Aim of the exercise:
Give the data again exactly as written, skipping any pictures.

Given information:
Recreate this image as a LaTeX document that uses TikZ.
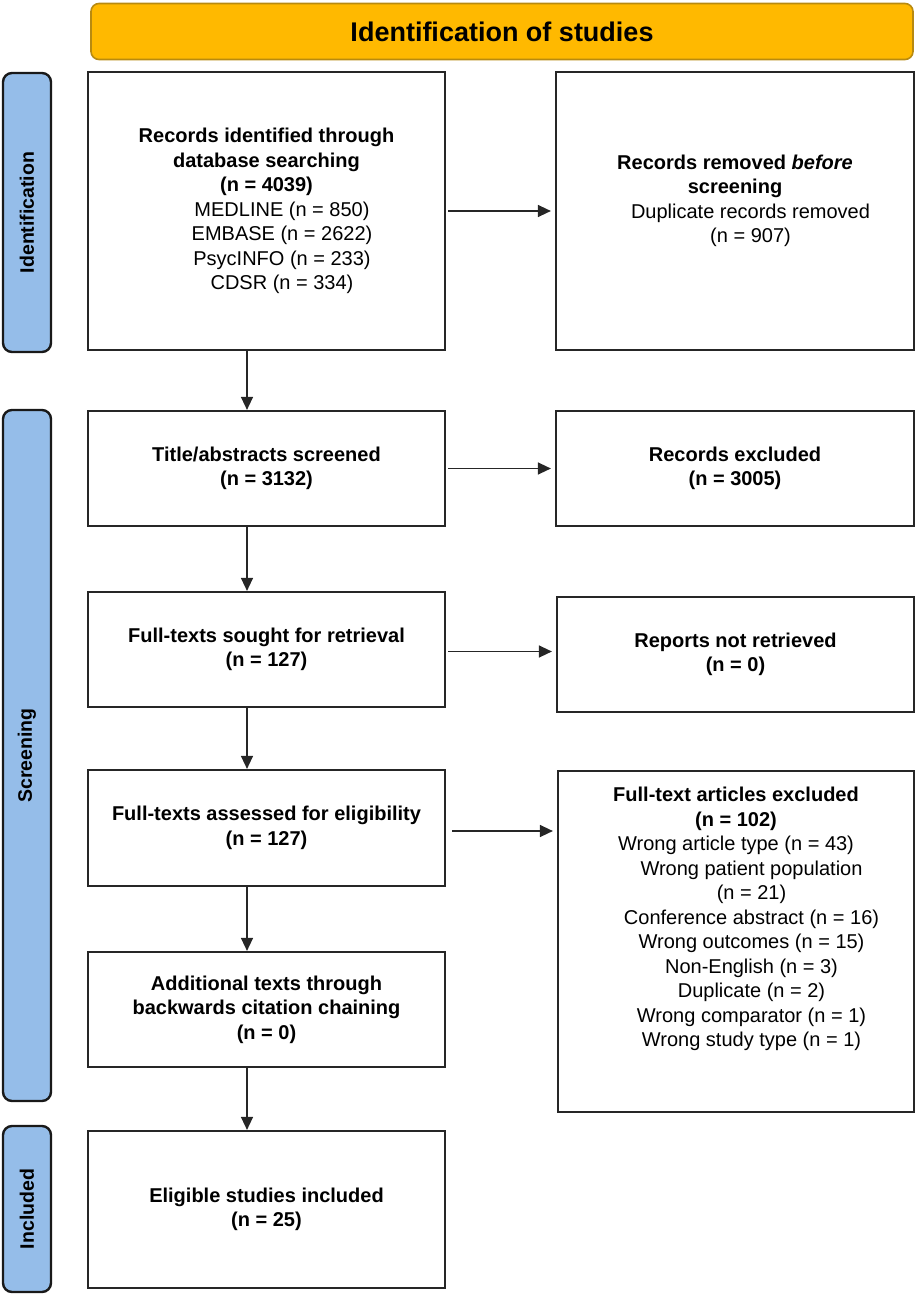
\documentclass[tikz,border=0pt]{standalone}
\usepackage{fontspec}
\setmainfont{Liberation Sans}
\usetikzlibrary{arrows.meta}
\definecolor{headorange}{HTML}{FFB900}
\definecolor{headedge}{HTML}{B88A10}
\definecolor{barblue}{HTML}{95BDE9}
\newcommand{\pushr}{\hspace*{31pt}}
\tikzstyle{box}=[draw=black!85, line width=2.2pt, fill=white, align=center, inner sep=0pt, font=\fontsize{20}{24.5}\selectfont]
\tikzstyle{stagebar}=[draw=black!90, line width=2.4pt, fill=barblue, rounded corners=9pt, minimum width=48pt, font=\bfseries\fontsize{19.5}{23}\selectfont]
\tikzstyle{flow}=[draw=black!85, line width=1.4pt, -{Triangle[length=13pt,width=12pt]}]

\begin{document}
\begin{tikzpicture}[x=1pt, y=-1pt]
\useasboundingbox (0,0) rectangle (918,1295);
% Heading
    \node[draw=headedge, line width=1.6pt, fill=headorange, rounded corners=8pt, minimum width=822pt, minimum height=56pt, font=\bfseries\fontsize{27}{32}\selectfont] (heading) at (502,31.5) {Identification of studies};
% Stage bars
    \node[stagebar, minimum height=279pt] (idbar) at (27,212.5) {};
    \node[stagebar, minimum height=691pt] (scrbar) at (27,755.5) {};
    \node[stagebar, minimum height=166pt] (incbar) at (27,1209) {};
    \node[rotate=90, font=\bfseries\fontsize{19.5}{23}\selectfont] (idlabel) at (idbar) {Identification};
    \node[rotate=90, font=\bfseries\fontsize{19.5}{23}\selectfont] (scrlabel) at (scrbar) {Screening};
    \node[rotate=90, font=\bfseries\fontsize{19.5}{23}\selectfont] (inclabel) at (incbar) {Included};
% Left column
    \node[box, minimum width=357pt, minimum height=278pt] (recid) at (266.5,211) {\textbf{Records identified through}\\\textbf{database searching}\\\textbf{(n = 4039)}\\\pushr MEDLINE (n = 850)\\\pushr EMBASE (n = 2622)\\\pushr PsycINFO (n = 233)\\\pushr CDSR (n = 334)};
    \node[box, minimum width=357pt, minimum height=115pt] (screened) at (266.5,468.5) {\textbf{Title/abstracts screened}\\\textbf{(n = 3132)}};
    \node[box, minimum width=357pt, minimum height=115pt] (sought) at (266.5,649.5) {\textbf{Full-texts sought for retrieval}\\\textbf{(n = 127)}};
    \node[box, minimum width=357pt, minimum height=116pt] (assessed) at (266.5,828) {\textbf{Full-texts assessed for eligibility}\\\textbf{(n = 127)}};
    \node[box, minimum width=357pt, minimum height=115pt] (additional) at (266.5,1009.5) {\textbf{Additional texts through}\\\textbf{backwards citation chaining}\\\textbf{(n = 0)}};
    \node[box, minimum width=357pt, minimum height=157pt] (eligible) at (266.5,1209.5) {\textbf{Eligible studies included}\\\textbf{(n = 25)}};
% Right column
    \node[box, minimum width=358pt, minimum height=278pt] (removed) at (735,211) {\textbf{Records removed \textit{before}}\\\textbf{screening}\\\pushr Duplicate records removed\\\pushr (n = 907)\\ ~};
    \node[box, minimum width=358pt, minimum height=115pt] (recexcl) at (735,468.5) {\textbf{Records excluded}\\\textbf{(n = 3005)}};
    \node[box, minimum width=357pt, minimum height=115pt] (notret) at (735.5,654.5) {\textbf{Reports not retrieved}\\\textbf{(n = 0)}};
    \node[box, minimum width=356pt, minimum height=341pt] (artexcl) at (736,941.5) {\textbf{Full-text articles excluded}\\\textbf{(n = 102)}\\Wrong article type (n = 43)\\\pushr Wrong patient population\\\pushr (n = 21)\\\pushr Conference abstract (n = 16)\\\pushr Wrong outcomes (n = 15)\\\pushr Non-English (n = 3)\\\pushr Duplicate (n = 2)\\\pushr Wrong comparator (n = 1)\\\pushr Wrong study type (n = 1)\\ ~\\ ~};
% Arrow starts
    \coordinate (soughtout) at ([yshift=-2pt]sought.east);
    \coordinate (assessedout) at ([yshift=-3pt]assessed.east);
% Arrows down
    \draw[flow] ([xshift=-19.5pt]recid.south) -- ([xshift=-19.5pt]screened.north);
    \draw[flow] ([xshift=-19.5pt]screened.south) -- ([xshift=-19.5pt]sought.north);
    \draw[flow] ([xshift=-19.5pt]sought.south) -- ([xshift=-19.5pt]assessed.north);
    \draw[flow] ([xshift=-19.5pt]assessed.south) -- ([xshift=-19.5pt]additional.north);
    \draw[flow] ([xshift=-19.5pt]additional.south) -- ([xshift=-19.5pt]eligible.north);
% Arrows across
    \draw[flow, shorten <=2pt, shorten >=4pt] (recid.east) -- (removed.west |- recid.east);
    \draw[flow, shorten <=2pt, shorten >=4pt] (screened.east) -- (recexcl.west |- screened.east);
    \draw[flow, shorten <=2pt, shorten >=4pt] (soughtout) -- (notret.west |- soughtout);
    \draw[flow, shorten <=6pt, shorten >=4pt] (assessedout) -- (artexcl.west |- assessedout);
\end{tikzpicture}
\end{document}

Response below:
Recreate this image as a LaTeX document that uses TikZ.
\documentclass[tikz,border=0pt]{standalone}
\usepackage{fontspec}
\setmainfont{Liberation Sans}
\usetikzlibrary{arrows.meta}
\definecolor{headorange}{HTML}{FFB900}
\definecolor{headedge}{HTML}{B88A10}
\definecolor{barblue}{HTML}{95BDE9}
\newcommand{\pushr}{\hspace*{31pt}}
\tikzstyle{box}=[draw=black!85, line width=2.2pt, fill=white, align=center, inner sep=0pt, font=\fontsize{20}{24.5}\selectfont]
\tikzstyle{stagebar}=[draw=black!90, line width=2.4pt, fill=barblue, rounded corners=9pt, minimum width=48pt, font=\bfseries\fontsize{19.5}{23}\selectfont]
\tikzstyle{flow}=[draw=black!85, line width=1.4pt, -{Triangle[length=13pt,width=12pt]}]

\begin{document}
\begin{tikzpicture}[x=1pt, y=-1pt]
\useasboundingbox (0,0) rectangle (918,1295);
% Heading
    \node[draw=headedge, line width=1.6pt, fill=headorange, rounded corners=8pt, minimum width=822pt, minimum height=56pt, font=\bfseries\fontsize{27}{32}\selectfont] (heading) at (502,31.5) {Identification of studies};
% Stage bars
    \node[stagebar, minimum height=279pt] (idbar) at (27,212.5) {};
    \node[stagebar, minimum height=691pt] (scrbar) at (27,755.5) {};
    \node[stagebar, minimum height=166pt] (incbar) at (27,1209) {};
    \node[rotate=90, font=\bfseries\fontsize{19.5}{23}\selectfont] (idlabel) at (idbar) {Identification};
    \node[rotate=90, font=\bfseries\fontsize{19.5}{23}\selectfont] (scrlabel) at (scrbar) {Screening};
    \node[rotate=90, font=\bfseries\fontsize{19.5}{23}\selectfont] (inclabel) at (incbar) {Included};
% Left column
    \node[box, minimum width=357pt, minimum height=278pt] (recid) at (266.5,211) {\textbf{Records identified through}\\\textbf{database searching}\\\textbf{(n = 4039)}\\\pushr MEDLINE (n = 850)\\\pushr EMBASE (n = 2622)\\\pushr PsycINFO (n = 233)\\\pushr CDSR (n = 334)};
    \node[box, minimum width=357pt, minimum height=115pt] (screened) at (266.5,468.5) {\textbf{Title/abstracts screened}\\\textbf{(n = 3132)}};
    \node[box, minimum width=357pt, minimum height=115pt] (sought) at (266.5,649.5) {\textbf{Full-texts sought for retrieval}\\\textbf{(n = 127)}};
    \node[box, minimum width=357pt, minimum height=116pt] (assessed) at (266.5,828) {\textbf{Full-texts assessed for eligibility}\\\textbf{(n = 127)}};
    \node[box, minimum width=357pt, minimum height=115pt] (additional) at (266.5,1009.5) {\textbf{Additional texts through}\\\textbf{backwards citation chaining}\\\textbf{(n = 0)}};
    \node[box, minimum width=357pt, minimum height=157pt] (eligible) at (266.5,1209.5) {\textbf{Eligible studies included}\\\textbf{(n = 25)}};
% Right column
    \node[box, minimum width=358pt, minimum height=278pt] (removed) at (735,211) {\textbf{Records removed \textit{before}}\\\textbf{screening}\\\pushr Duplicate records removed\\\pushr (n = 907)\\ ~};
    \node[box, minimum width=358pt, minimum height=115pt] (recexcl) at (735,468.5) {\textbf{Records excluded}\\\textbf{(n = 3005)}};
    \node[box, minimum width=357pt, minimum height=115pt] (notret) at (735.5,654.5) {\textbf{Reports not retrieved}\\\textbf{(n = 0)}};
    \node[box, minimum width=356pt, minimum height=341pt] (artexcl) at (736,941.5) {\textbf{Full-text articles excluded}\\\textbf{(n = 102)}\\Wrong article type (n = 43)\\\pushr Wrong patient population\\\pushr (n = 21)\\\pushr Conference abstract (n = 16)\\\pushr Wrong outcomes (n = 15)\\\pushr Non-English (n = 3)\\\pushr Duplicate (n = 2)\\\pushr Wrong comparator (n = 1)\\\pushr Wrong study type (n = 1)\\ ~\\ ~};
% Arrow starts
    \coordinate (soughtout) at ([yshift=-2pt]sought.east);
    \coordinate (assessedout) at ([yshift=-3pt]assessed.east);
% Arrows down
    \draw[flow] ([xshift=-19.5pt]recid.south) -- ([xshift=-19.5pt]screened.north);
    \draw[flow] ([xshift=-19.5pt]screened.south) -- ([xshift=-19.5pt]sought.north);
    \draw[flow] ([xshift=-19.5pt]sought.south) -- ([xshift=-19.5pt]assessed.north);
    \draw[flow] ([xshift=-19.5pt]assessed.south) -- ([xshift=-19.5pt]additional.north);
    \draw[flow] ([xshift=-19.5pt]additional.south) -- ([xshift=-19.5pt]eligible.north);
% Arrows across
    \draw[flow, shorten <=2pt, shorten >=4pt] (recid.east) -- (removed.west |- recid.east);
    \draw[flow, shorten <=2pt, shorten >=4pt] (screened.east) -- (recexcl.west |- screened.east);
    \draw[flow, shorten <=2pt, shorten >=4pt] (soughtout) -- (notret.west |- soughtout);
    \draw[flow, shorten <=6pt, shorten >=4pt] (assessedout) -- (artexcl.west |- assessedout);
\end{tikzpicture}
\end{document}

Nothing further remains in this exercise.